Work required: Without the pictures, return exactly the lines from the one with "What matplotlib code" through the one with "ax = fig.add_axes([114". Both end lines belong in the copy.

Input for this task:
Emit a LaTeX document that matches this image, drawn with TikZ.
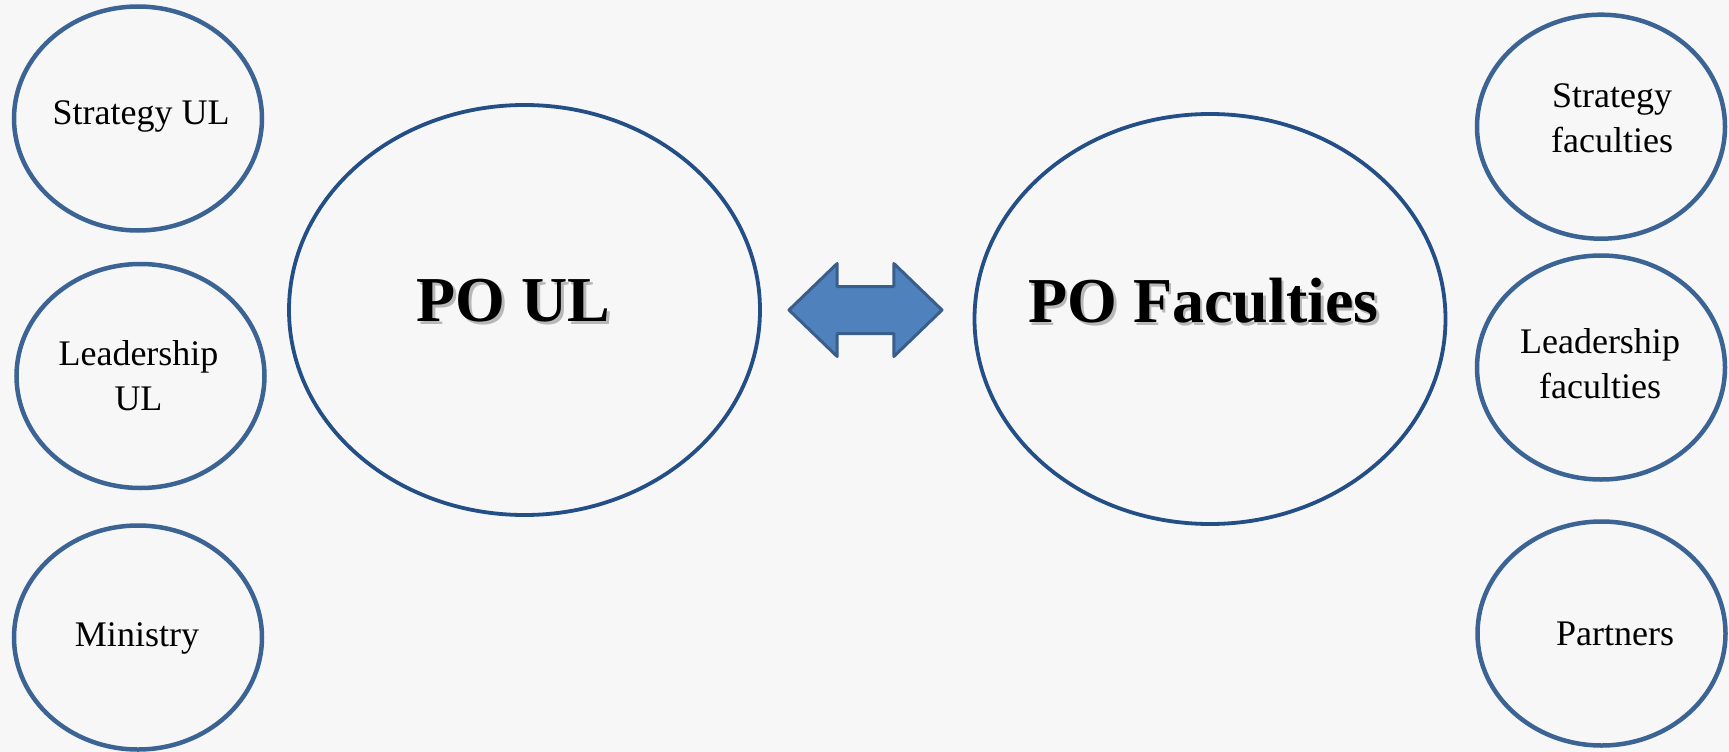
\documentclass[tikz,border=0pt]{standalone}
\usepackage{fontspec}
\setmainfont{Liberation Serif}
\usetikzlibrary{shapes.geometric}
\usetikzlibrary{shapes.arrows}
\definecolor{paper}{HTML}{F7F7F7}
\definecolor{ringblue}{HTML}{3B6494}
\definecolor{coreblue}{HTML}{234E86}
\definecolor{arrowfill}{HTML}{4F81BD}
\definecolor{arrowline}{HTML}{3A5E8C}

\begin{document}
\begin{tikzpicture}[x=1pt, y=-1pt,
    ring/.style = {ellipse, draw=ringblue, line width=4.5pt, inner sep=0pt,
      minimum width=248pt, minimum height=224pt},
    core/.style = {ellipse, draw=coreblue, line width=3.8pt, inner sep=0pt,
      minimum width=471pt, minimum height=410pt},
    smalltext/.style = {font=\fontsize{36}{45}\selectfont, align=center, inner sep=0pt},
    bigtext/.style = {font=\fontsize{64}{70}\selectfont\bfseries, inner sep=0pt},
    bigshade/.style = {bigtext, text=black!28}]
  \useasboundingbox (0,0) rectangle (1729,752);
  \fill[paper] (0,0) rectangle (1729,752);

  % left column
  \node[ring, label={[smalltext, xshift=3pt, yshift=1.7pt]center:Strategy UL}]
    (stratul) at (138,118.5) {};
  \node[ring, label={[smalltext, xshift=-2pt, yshift=0pt]center:Leadership\\UL}]
    (leadul) at (140.5,376) {};
  \node[ring, label={[smalltext, xshift=-1pt, yshift=-1.1pt]center:Ministry}]
    (ministry) at (138,637.5) {};

  % the two offices
  \node[core, label={[bigshade, xshift=-8.5pt, yshift=6.7pt]center:PO UL},
    label={[bigtext, xshift=-11pt, yshift=9.2pt]center:PO UL}]
    (poul) at (524.5,310) {};
  \node[core, label={[bigshade, xshift=-4pt, yshift=15.7pt]center:PO Faculties},
    label={[bigtext, xshift=-6.5pt, yshift=18.2pt]center:PO Faculties}]
    (pofac) at (1210,319) {};
  \node[double arrow, draw=arrowline, fill=arrowfill, line width=3pt, line join=round,
    inner sep=0pt, text height=44pt, text depth=0pt, minimum width=90pt, minimum height=153pt,
    double arrow head extend=23pt, double arrow tip angle=88] (link) at (865.5,310) {};

  % right column
  \node[ring, label={[smalltext, xshift=11pt, yshift=8pt]center:Strategy\\faculties}]
    (stratfac) at (1601,126.7) {};
  \node[ring, label={[smalltext, xshift=-1pt, yshift=4pt]center:Leadership\\faculties}]
    (leadfac) at (1601,367.5) {};
  \node[ring, label={[smalltext, xshift=13.5pt, yshift=-0.5pt]center:Partners}]
    (partners) at (1601.5,633.5) {};
\end{tikzpicture}
\end{document}
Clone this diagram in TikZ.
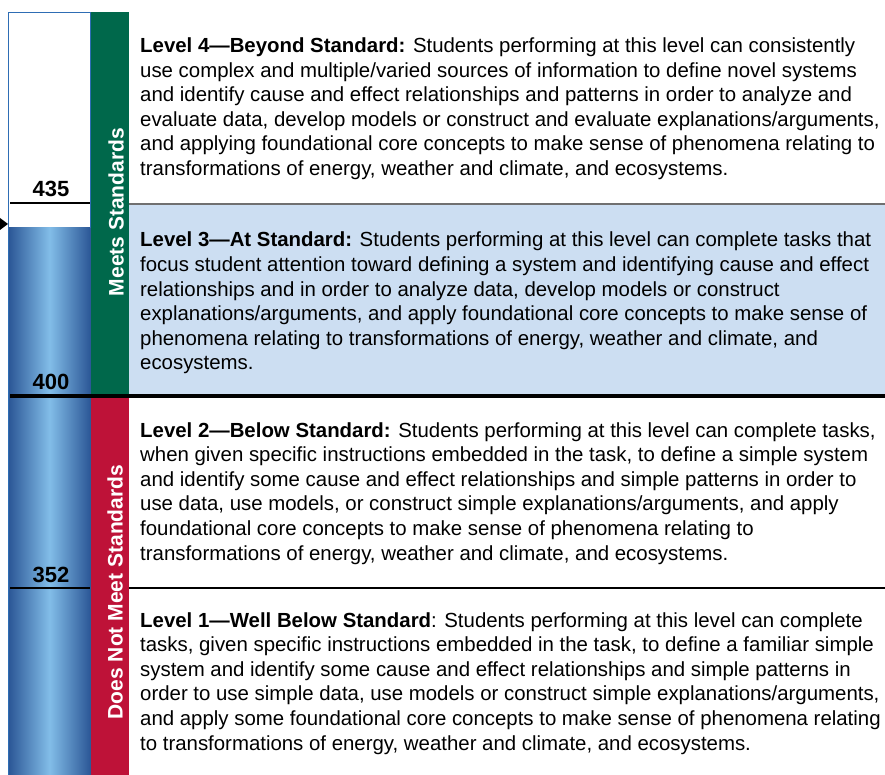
\documentclass[tikz,border=0pt]{standalone}
\usepackage{fontspec}
\setmainfont{Liberation Sans}
\definecolor{bandgreen}{HTML}{00684B}
\definecolor{bandred}{HTML}{BE1238}
\definecolor{lvlblue}{HTML}{CCDEF2}
\definecolor{bardark}{HTML}{2A5595}
\definecolor{barlight}{HTML}{82BDE8}
\definecolor{barborder}{HTML}{2E6DB4}
\definecolor{sepgray}{HTML}{707070}
\newcommand{\lvlpara}[1]{\parbox[t]{780pt}{\setlength{\baselineskip}{24.6pt}#1\par}}
\tikzset{
  bodytext/.style={anchor=base west, inner sep=0pt, font=\fontsize{20.4}{24.6}\selectfont},
  scorelabel/.style={anchor=base, inner sep=0pt, font=\fontsize{22}{26}\selectfont\bfseries},
  bandlabel/.style={rotate=90, inner sep=0pt, text=white, font=\fontsize{21}{25}\selectfont\bfseries},
  cutline/.style={line width=2pt, black},
}
\begin{document}
\begin{tikzpicture}[x=1pt,y=-1pt]
\useasboundingbox (0,0) rectangle (885,775);
\fill[white] (0,0) rectangle (885,775);
% level 3 background
\fill[lvlblue] (129,204) rectangle (885,396);
\draw[sepgray, line width=2pt] (129,204) -- (885,204);
% score bar
\shade[left color=bardark, right color=bardark, middle color=barlight] (8,228) rectangle (91,775);
\draw[barborder, line width=1pt] (8.5,775) -- (8.5,12.5) -- (90.5,12.5) -- (90.5,228);
% bands
\fill[bandgreen] (91,12) rectangle (129,396);
\fill[bandred] (91,396) rectangle (129,775);
% cut lines
\coordinate (c435a) at (10,203); \coordinate (c435b) at (90,203);
\coordinate (c352a) at (10,588); \coordinate (c352b) at (90,588);
\coordinate (t352a) at (129,588); \coordinate (t352b) at (885,588);
\coordinate (c400a) at (10,396); \coordinate (c400b) at (885,396);
\draw[cutline] (c435a) -- (c435b);
\draw[cutline] (c352a) -- (c352b);
\draw[cutline] (t352a) -- (t352b);
\draw[black, line width=4pt] (c400a) -- (c400b);
% arrow marker
\fill[black] (0,218) -- (8,224) -- (0,230) -- cycle;
% score labels
\node[scorelabel] (s435) at (51,197) {435};
\node[scorelabel] (s400) at (51,389) {400};
\node[scorelabel] (s352) at (51,582) {352};
% band labels
\node[bandlabel] (meets) at (116,212) {Meets Standards};
\node[bandlabel] (notmeet) at (115,592) {Does Not Meet Standards};
% level texts
\node[bodytext] (lv4) at (140,52.5) {\lvlpara{%
\textbf{Level 4—Beyond Standard:} Students performing at this level can consistently\\
use complex and multiple/varied sources of information to define novel systems\\
and identify cause and effect relationships and patterns in order to analyze and\\
evaluate data, develop models or construct and evaluate explanations/arguments,\\
and applying foundational core concepts to make sense of phenomena relating to\\
transformations of energy, weather and climate, and ecosystems.}};
\node[bodytext] (lv3) at (140,247) {\lvlpara{%
\textbf{Level 3—At Standard:} Students performing at this level can complete tasks that\\
focus student attention toward defining a system and identifying cause and effect\\
relationships and in order to analyze data, develop models or construct\\
explanations/arguments, and apply foundational core concepts to make sense of\\
phenomena relating to transformations of energy, weather and climate, and\\
ecosystems.}};
\node[bodytext] (lv2) at (140,437) {\lvlpara{%
\textbf{Level 2—Below Standard:} Students performing at this level can complete tasks,\\
when given specific instructions embedded in the task, to define a simple system\\
and identify some cause and effect relationships and simple patterns in order to\\
use data, use models, or construct simple explanations/arguments, and apply\\
foundational core concepts to make sense of phenomena relating to\\
transformations of energy, weather and climate, and ecosystems.}};
\node[bodytext] (lv1) at (140,627) {\lvlpara{%
\textbf{Level 1—Well Below Standard}: Students performing at this level can complete\\
tasks, given specific instructions embedded in the task, to define a familiar simple\\
system and identify some cause and effect relationships and simple patterns in\\
order to use simple data, use models or construct simple explanations/arguments,\\
and apply some foundational core concepts to make sense of phenomena relating\\
to transformations of energy, weather and climate, and ecosystems.}};
\end{tikzpicture}
\end{document}
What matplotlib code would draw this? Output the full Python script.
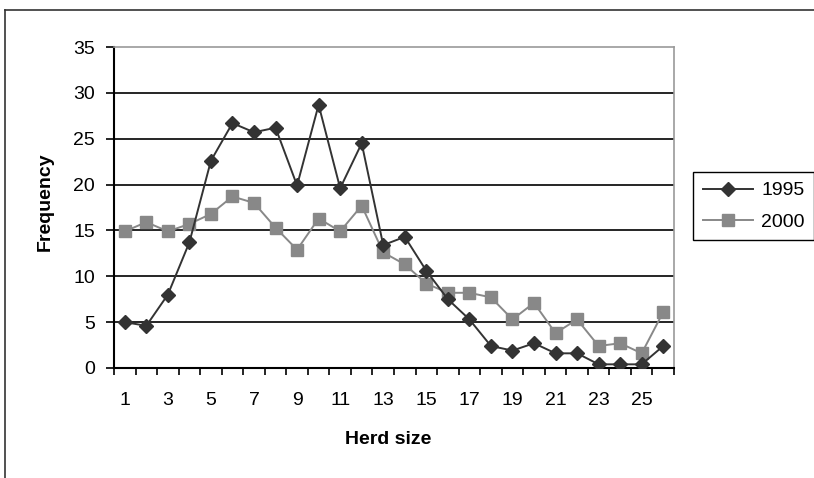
import numpy as np
import matplotlib.pyplot as plt
from matplotlib.lines import Line2D

plt.rcParams['font.family'] = ['Liberation Sans', 'DejaVu Sans']

herd_size = list(range(1, 27))
freq_1995 = [5.0, 4.6, 8.0, 13.7, 22.6, 26.7, 25.7, 26.2, 19.9, 28.7, 19.6, 24.5, 13.4,
             14.3, 10.6, 7.5, 5.3, 2.4, 1.9, 2.7, 1.6, 1.6, 0.4, 0.4, 0.4, 2.4]
freq_2000 = [14.9, 15.9, 14.9, 15.7, 16.8, 18.7, 18.0, 15.3, 12.9, 16.3, 14.9, 17.7, 12.6,
             11.3, 9.2, 8.2, 8.2, 7.7, 5.3, 7.1, 3.8, 5.3, 2.4, 2.7, 1.6, 6.1]
y_ticks = [0, 5, 10, 15, 20, 25, 30, 35]
x_labels = [str(v) for v in herd_size[::2]]

W, H = 814, 478
fig = plt.figure(figsize=(W / 100, H / 100), dpi=100)
ax = fig.add_axes([114 / W, 1 - 368 / H, (674 - 114) / W, (368 - 47) / H])

ax.plot(herd_size, freq_1995, color='#333333', lw=1.4, marker='D', ms=7,
        label='1995', zorder=4)
ax.plot(herd_size, freq_2000, color='#888888', lw=1.4, marker='s', ms=8.5,
        label='2000', zorder=3)

ax.set_xlim(0.5, 26.5)
ax.set_ylim(0, 35)
ax.set_yticks(y_ticks)
for v in y_ticks[1:-1]:
    ax.axhline(v, color='black', lw=1.2, zorder=1)

ax.set_xticks(herd_size[::2])
ax.set_xticklabels(x_labels)
ax.set_xticks(np.arange(0.5, 27, 1), minor=True)
ax.tick_params(axis='x', which='major', length=0, pad=17, labelsize=14)
ax.tick_params(axis='x', which='minor', length=5, width=1.2, direction='out')
ax.tick_params(axis='y', length=5.5, width=1.2, pad=8, labelsize=14)

for side in ['left', 'bottom']:
    ax.spines[side].set_linewidth(1.5)
    ax.spines[side].set_color('black')
for side in ['top', 'right']:
    ax.spines[side].set_linewidth(1.2)
    ax.spines[side].set_color('#999999')

fig.text(45 / W, 1 - 202 / H, 'Frequency', rotation=90, fontsize=14,
         fontweight='bold', ha='center', va='center')
fig.text(388 / W, 1 - 440 / H, 'Herd size', fontsize=14,
         fontweight='bold', ha='center', va='center')

leg = ax.legend(loc='upper left', bbox_to_anchor=(693 / W, 1 - 172 / H),
                bbox_transform=fig.transFigure, fontsize=14, frameon=True,
                fancybox=False, edgecolor='black', framealpha=1,
                handlelength=2.6, handletextpad=0.4, borderpad=0.5,
                labelspacing=0.7, borderaxespad=0)
leg.get_frame().set_linewidth(1.0)

# outer chart frame
fig.add_artist(Line2D([5 / W, 5 / W], [0, 1 - 10 / H], color='#333333', lw=1.2,
                      transform=fig.transFigure))
fig.add_artist(Line2D([5 / W, 1], [1 - 10 / H, 1 - 10 / H], color='#333333', lw=1.2,
                      transform=fig.transFigure))

fig.savefig('out.png', dpi=100)
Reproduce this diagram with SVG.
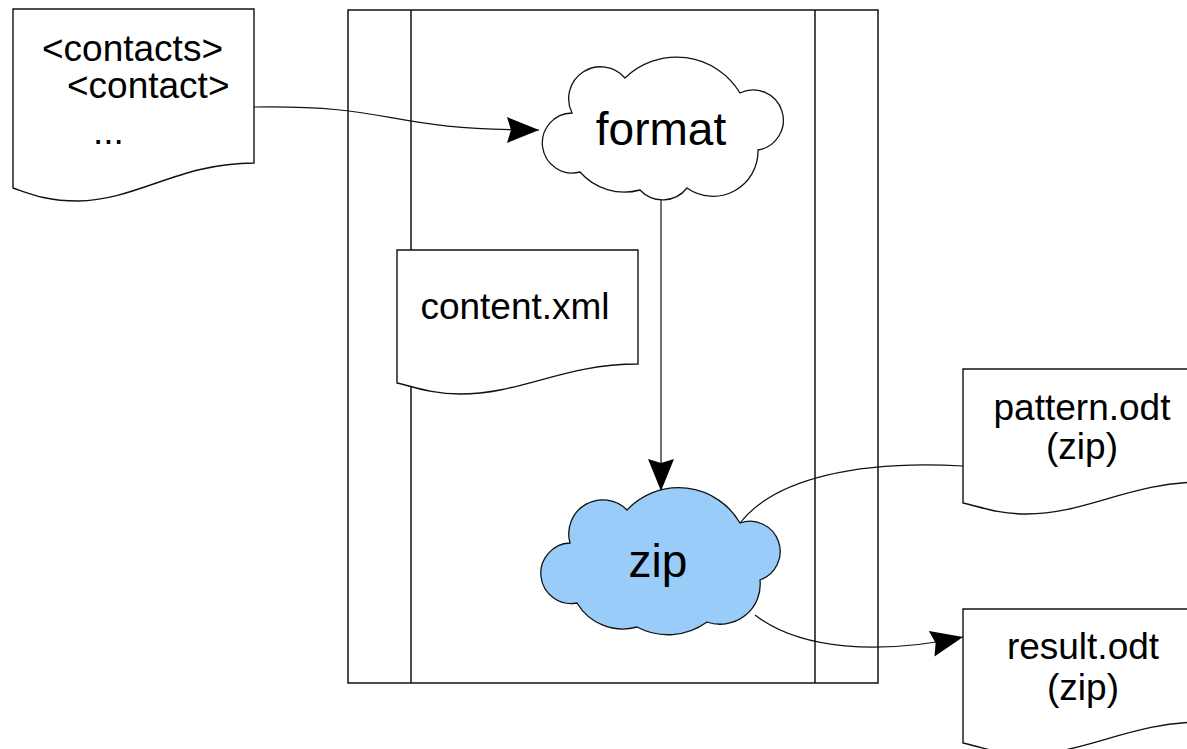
<svg xmlns="http://www.w3.org/2000/svg" width="1187" height="749" viewBox="0 0 1187 749">
  <style>
    .frame { fill: none; stroke: #111; stroke-width: 1.5; }
    .doc { fill: #ffffff; stroke: #111; stroke-width: 1.4; }
    .cloud { stroke: #111; stroke-width: 1.3; }
    .edge { fill: none; stroke: #111; stroke-width: 1.2; }
    .lbl { font-family: "Liberation Sans", Arial, sans-serif; font-size: 37px; fill: #000; }
    .big { font-size: 46px; text-anchor: middle; }
    .mid { text-anchor: middle; }
  </style>
  <defs>
    <marker id="arrow" markerUnits="userSpaceOnUse" markerWidth="34" markerHeight="28" refX="32" refY="13" orient="auto">
      <path d="M0,0 L32,13 L0,26 L4,13 Z" fill="#000"/>
    </marker>
  </defs>

  <rect width="1187" height="749" fill="#ffffff"/>

  <!-- container with two vertical swimlane dividers -->
  <g id="container">
    <rect class="frame" x="348" y="10" width="530" height="673"/>
    <line class="frame" x1="411" y1="10" x2="411" y2="683"/>
    <line class="frame" x1="815" y1="10" x2="815" y2="683"/>
  </g>

  <!-- connectors -->
  <g id="connectors">
    <path class="edge" d="M254,107 C400,105 380,130 539,130" marker-end="url(#arrow)"/>
    <path class="edge" d="M661,200 L661,491" marker-end="url(#arrow)"/>
    <path class="edge" d="M740,523 C775,478 860,460 963,466"/>
    <path class="edge" d="M755,615 C800,650 880,655 963,637" marker-end="url(#arrow)"/>
  </g>

  <!-- source XML document -->
  <g id="contacts">
    <path class="doc" d="M13,9 H254 V163 C179,163 138,200 78,201 C45,201 28,193 13,188 Z"/>
    <text class="lbl" x="42" y="61">&lt;contacts&gt;</text>
    <text class="lbl" x="67" y="98">&lt;contact&gt;</text>
    <text class="lbl" x="93" y="144">...</text>
  </g>

  <!-- format step -->
  <g id="format">
    <path class="cloud" fill="#ffffff" d="M572,113 A32,32 0 0 1 625,78 A74,74 0 0 1 740,93 A30.2,30.2 0 1 1 758,150 A45,45 0 0 1 687,188 A31,31 0 0 1 640,190 A59,59 0 0 1 580,172 A30,30 0 1 1 572,113 Z"/>
    <text class="lbl big" x="661" y="145">format</text>
  </g>

  <!-- intermediate document -->
  <g id="content">
    <path class="doc" d="M397,250 H638 V364 C563,364 522,394 460,394 C430,394 412,386 397,383 Z"/>
    <text class="lbl mid" x="515" y="319">content.xml</text>
  </g>

  <!-- zip step -->
  <g id="zip">
    <path class="cloud" fill="#99ccf8" d="M570,543 A34,34 0 0 1 627,510 A71,71 0 0 1 740,523 A30,30 0 0 1 760,580 A40,40 0 0 1 707,622 A66,66 0 0 1 637,627 A53,53 0 0 1 577,603 A30.3,30.3 0 1 1 570,543 Z"/>
    <text class="lbl big" x="658" y="577">zip</text>
  </g>

  <!-- template archive -->
  <g id="pattern">
    <path class="doc" d="M963,369 H1204 V482 C1129,482 1088,514 1026,514 C996,514 978,506 963,503 Z"/>
    <text class="lbl mid" x="1082" y="420">pattern.odt</text>
    <text class="lbl mid" x="1082" y="459">(zip)</text>
  </g>

  <!-- output archive -->
  <g id="result">
    <path class="doc" d="M963,609 H1204 V722 C1129,722 1088,754 1026,754 C996,754 978,746 963,743 Z"/>
    <text class="lbl mid" x="1083" y="659">result.odt</text>
    <text class="lbl mid" x="1083" y="700">(zip)</text>
  </g>
</svg>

Expected output:
What matplotlib code would draw this? Output the full Python script.
import numpy as np
import matplotlib.pyplot as plt
from matplotlib.lines import Line2D

plt.rcParams['font.family'] = ['Liberation Sans', 'DejaVu Sans']

herd_size = list(range(1, 27))
freq_1995 = [5.0, 4.6, 8.0, 13.7, 22.6, 26.7, 25.7, 26.2, 19.9, 28.7, 19.6, 24.5, 13.4,
             14.3, 10.6, 7.5, 5.3, 2.4, 1.9, 2.7, 1.6, 1.6, 0.4, 0.4, 0.4, 2.4]
freq_2000 = [14.9, 15.9, 14.9, 15.7, 16.8, 18.7, 18.0, 15.3, 12.9, 16.3, 14.9, 17.7, 12.6,
             11.3, 9.2, 8.2, 8.2, 7.7, 5.3, 7.1, 3.8, 5.3, 2.4, 2.7, 1.6, 6.1]
y_ticks = [0, 5, 10, 15, 20, 25, 30, 35]
x_labels = [str(v) for v in herd_size[::2]]

W, H = 814, 478
fig = plt.figure(figsize=(W / 100, H / 100), dpi=100)
ax = fig.add_axes([114 / W, 1 - 368 / H, (674 - 114) / W, (368 - 47) / H])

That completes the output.